→ **Problem details**:
Shown below is a listing with pictures; reproduce exactly, and only, the lines between the ones containing "What React, TypeScript" and "import * as", inclusive, leaving the pictures out.

┌─ Data supplied

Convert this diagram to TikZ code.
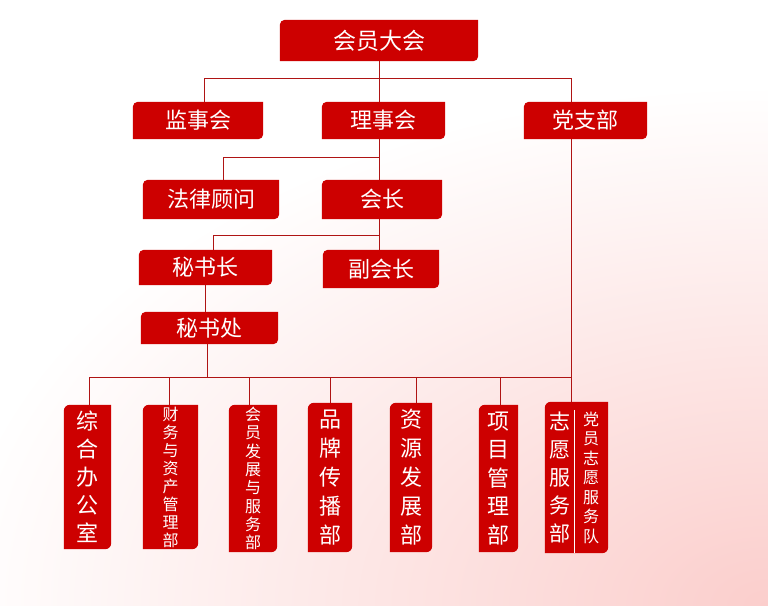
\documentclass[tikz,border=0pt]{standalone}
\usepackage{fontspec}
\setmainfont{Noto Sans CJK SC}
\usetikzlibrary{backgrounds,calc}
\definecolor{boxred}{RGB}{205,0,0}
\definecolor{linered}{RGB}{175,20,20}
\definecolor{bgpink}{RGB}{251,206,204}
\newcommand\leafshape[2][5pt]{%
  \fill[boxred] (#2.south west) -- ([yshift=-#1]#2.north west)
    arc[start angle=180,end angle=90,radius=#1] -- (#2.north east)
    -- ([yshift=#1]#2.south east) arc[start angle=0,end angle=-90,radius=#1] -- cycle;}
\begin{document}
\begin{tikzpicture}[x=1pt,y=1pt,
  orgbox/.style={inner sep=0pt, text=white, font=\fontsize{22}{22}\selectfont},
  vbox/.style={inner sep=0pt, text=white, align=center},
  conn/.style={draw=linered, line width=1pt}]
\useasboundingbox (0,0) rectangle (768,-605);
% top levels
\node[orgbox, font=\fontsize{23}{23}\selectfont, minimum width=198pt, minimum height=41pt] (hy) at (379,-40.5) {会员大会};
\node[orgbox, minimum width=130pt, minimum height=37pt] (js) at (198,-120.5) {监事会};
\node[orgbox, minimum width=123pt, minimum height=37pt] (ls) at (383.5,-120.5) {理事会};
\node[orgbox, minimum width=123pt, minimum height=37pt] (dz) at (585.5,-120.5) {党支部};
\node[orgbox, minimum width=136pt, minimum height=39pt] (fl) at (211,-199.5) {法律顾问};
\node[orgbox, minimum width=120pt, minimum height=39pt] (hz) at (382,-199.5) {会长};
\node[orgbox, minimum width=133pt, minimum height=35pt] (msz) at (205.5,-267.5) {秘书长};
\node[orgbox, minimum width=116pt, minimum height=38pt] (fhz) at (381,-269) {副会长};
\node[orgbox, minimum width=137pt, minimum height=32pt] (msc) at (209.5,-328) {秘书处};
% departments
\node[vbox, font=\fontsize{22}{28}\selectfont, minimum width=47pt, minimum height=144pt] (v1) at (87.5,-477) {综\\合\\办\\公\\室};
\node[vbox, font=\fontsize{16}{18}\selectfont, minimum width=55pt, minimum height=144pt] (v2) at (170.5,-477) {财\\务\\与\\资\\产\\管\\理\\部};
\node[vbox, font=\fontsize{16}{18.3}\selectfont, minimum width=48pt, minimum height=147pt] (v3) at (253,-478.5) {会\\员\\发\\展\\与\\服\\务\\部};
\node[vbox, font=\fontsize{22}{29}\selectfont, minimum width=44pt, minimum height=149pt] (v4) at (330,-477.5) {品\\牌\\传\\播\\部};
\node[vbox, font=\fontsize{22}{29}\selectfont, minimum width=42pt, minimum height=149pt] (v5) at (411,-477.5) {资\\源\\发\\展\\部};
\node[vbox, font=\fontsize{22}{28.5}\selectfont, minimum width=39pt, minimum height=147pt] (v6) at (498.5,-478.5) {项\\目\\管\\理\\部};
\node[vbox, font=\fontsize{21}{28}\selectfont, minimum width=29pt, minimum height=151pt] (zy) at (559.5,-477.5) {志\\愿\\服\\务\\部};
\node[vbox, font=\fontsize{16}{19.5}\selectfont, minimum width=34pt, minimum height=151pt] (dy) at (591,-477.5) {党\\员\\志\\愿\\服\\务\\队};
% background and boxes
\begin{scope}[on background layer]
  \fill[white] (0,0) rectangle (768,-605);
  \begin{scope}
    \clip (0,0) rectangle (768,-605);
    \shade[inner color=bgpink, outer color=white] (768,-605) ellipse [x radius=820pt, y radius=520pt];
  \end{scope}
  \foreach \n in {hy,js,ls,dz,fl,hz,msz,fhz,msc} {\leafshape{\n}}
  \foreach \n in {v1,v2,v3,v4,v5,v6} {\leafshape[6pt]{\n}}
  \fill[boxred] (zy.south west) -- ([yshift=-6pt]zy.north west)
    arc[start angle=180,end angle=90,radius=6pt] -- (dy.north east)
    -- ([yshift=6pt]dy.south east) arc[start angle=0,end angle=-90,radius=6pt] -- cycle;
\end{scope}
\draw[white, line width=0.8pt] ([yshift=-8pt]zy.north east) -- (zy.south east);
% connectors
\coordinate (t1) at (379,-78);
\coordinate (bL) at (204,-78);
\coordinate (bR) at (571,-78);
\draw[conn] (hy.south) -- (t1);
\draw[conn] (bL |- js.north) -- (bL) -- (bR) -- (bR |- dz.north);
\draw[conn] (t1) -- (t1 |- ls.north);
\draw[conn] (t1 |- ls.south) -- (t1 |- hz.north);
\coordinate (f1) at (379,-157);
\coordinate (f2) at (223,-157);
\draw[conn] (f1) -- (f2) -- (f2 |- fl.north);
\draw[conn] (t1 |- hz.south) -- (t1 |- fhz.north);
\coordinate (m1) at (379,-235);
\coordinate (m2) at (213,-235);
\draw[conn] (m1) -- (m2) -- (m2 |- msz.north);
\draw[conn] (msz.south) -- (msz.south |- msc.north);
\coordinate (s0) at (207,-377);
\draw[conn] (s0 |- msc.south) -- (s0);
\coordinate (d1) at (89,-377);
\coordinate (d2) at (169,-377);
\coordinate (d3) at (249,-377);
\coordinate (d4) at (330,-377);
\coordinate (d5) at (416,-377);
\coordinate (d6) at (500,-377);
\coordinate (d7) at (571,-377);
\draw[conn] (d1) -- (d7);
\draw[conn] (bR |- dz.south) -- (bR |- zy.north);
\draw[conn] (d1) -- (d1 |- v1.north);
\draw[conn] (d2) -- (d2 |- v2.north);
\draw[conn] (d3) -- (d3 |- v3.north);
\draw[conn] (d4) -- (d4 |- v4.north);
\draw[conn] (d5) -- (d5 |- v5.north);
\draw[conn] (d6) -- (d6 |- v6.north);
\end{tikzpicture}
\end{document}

└─
┌─ Data supplied

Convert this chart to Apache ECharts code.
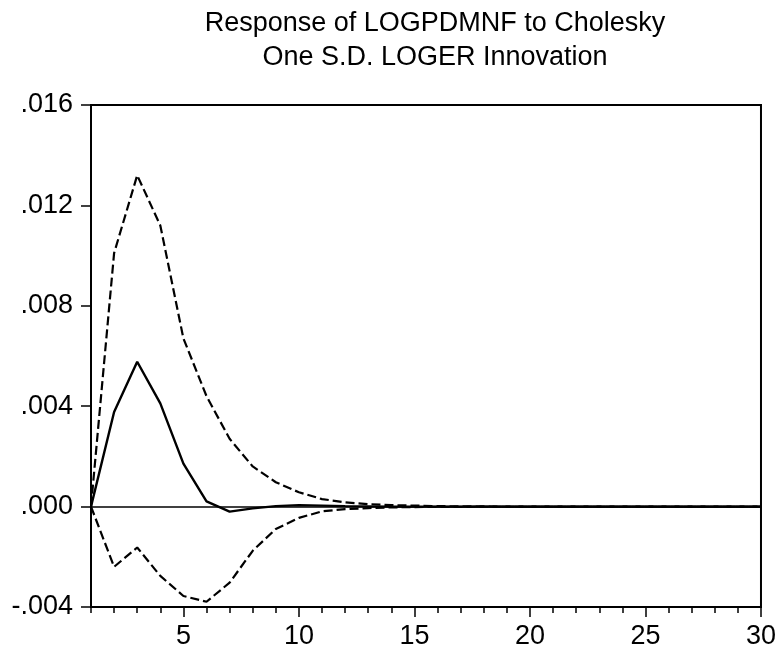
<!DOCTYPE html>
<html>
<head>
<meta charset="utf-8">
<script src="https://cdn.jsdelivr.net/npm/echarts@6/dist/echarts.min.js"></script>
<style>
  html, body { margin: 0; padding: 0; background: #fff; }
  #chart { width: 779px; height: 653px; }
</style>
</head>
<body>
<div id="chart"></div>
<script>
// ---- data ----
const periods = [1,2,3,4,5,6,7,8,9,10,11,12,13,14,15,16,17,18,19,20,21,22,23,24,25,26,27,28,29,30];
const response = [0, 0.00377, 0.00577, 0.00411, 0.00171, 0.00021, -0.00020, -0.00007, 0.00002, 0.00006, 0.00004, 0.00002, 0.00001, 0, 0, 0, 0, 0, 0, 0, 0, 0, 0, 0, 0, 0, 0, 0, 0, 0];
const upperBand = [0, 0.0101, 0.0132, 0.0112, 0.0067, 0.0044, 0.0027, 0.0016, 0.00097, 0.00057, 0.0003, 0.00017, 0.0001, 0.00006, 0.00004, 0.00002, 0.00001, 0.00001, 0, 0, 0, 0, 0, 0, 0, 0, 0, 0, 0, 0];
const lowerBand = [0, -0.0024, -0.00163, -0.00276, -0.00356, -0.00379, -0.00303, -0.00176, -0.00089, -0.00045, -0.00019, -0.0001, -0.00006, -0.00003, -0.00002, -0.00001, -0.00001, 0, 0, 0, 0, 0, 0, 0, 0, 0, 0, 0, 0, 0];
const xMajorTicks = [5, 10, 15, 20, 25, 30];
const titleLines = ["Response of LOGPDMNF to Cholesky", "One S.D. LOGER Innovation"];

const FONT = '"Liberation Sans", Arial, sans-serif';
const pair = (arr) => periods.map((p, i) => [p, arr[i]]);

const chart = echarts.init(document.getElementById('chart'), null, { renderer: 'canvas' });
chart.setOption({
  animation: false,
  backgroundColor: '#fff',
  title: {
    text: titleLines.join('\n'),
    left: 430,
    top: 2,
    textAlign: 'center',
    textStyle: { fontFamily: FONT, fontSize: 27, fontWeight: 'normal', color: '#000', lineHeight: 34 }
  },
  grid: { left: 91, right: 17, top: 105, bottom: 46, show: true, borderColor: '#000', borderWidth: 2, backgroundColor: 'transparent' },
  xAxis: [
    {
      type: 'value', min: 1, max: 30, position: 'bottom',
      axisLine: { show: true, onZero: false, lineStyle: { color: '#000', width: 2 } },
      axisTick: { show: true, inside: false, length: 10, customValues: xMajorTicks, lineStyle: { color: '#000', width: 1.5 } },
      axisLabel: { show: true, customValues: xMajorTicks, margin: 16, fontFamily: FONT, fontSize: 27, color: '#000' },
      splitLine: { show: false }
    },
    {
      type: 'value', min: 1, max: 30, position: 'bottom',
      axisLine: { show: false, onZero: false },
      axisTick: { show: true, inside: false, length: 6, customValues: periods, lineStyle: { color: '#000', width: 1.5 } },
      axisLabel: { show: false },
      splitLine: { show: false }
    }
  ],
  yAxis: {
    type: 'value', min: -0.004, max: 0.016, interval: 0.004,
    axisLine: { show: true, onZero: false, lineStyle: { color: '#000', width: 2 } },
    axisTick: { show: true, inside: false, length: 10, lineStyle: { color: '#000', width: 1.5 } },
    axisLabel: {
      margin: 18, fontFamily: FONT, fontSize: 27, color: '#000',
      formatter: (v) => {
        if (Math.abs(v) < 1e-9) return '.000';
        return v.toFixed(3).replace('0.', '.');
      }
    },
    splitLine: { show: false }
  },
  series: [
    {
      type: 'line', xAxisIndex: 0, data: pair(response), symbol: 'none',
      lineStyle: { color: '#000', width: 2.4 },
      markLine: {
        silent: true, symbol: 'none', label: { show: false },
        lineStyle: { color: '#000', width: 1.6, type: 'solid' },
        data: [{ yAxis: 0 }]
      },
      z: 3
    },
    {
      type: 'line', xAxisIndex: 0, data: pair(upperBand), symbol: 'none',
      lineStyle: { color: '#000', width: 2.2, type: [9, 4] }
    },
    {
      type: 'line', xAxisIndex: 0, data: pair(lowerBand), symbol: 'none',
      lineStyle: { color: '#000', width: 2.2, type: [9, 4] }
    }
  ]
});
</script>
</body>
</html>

└─
┌─ Data supplied

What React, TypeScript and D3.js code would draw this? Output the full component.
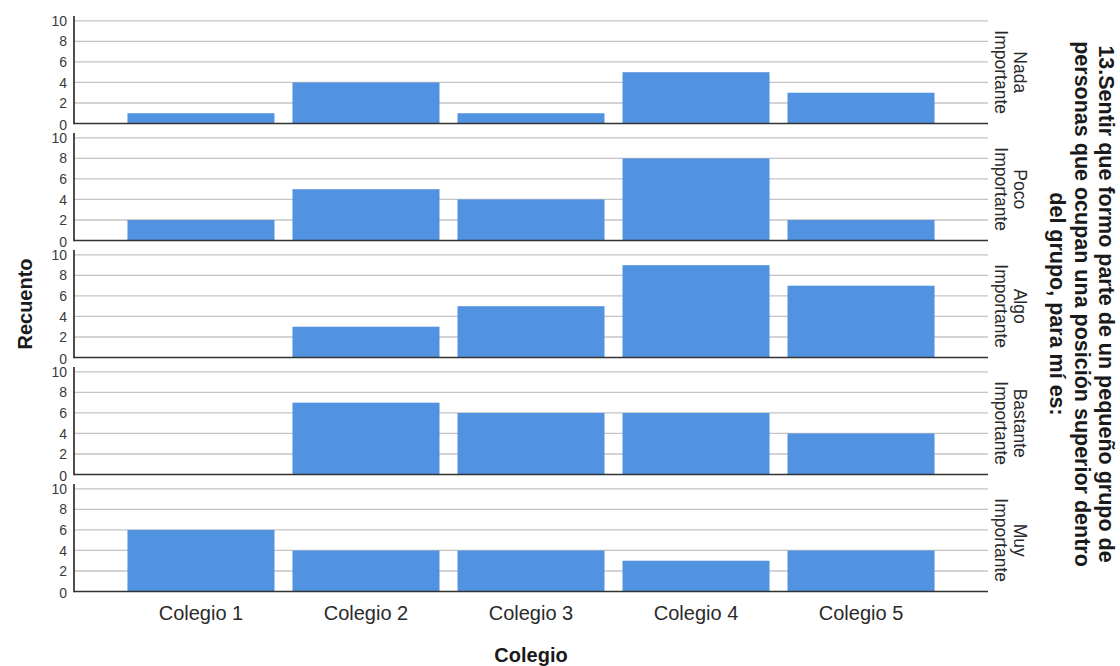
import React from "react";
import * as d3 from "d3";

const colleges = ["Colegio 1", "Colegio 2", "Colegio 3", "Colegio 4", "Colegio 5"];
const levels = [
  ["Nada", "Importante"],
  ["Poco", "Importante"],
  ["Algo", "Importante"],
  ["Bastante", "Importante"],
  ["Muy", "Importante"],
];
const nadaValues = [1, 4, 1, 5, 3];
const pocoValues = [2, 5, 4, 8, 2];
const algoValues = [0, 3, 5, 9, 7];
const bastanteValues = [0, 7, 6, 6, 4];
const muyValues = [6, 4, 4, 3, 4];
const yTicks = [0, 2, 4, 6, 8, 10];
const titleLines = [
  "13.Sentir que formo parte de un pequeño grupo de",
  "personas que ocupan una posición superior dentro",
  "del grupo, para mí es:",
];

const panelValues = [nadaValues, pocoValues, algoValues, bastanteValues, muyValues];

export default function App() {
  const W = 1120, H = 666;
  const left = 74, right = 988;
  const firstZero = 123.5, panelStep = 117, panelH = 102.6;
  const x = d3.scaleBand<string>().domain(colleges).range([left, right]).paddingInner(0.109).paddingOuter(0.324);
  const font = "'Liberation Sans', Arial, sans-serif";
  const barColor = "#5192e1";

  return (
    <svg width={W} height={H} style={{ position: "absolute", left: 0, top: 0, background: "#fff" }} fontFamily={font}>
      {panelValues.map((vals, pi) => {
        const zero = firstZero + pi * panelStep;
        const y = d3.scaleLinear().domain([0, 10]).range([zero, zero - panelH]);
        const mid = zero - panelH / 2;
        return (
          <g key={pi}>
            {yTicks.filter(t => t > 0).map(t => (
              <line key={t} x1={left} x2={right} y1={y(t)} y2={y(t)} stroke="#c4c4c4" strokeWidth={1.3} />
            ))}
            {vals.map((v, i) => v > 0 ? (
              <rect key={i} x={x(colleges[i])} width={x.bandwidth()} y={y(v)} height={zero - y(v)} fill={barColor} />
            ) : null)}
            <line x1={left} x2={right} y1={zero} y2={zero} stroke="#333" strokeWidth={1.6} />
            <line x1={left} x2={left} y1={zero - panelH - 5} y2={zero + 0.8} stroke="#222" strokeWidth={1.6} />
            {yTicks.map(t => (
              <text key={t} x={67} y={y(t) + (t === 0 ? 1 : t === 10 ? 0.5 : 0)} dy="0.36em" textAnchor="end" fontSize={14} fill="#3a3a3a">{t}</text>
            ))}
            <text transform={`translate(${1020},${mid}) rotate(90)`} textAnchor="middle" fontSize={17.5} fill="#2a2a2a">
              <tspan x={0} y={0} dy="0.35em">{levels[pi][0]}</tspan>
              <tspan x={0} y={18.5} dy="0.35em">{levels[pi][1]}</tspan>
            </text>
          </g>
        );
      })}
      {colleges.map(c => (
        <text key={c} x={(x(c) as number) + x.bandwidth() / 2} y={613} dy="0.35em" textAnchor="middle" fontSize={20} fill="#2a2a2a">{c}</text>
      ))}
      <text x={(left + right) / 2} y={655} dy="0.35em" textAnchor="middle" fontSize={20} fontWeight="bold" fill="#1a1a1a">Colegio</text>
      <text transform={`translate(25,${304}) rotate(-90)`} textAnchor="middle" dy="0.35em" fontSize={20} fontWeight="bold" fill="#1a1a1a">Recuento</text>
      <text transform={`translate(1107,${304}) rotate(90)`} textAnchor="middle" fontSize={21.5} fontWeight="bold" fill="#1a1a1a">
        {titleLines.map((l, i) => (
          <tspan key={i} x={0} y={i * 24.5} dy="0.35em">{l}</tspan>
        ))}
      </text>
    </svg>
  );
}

└─

→ **The result**:
What React, TypeScript and D3.js code would draw this? Output the full component.
import React from "react";
import * as d3 from "d3";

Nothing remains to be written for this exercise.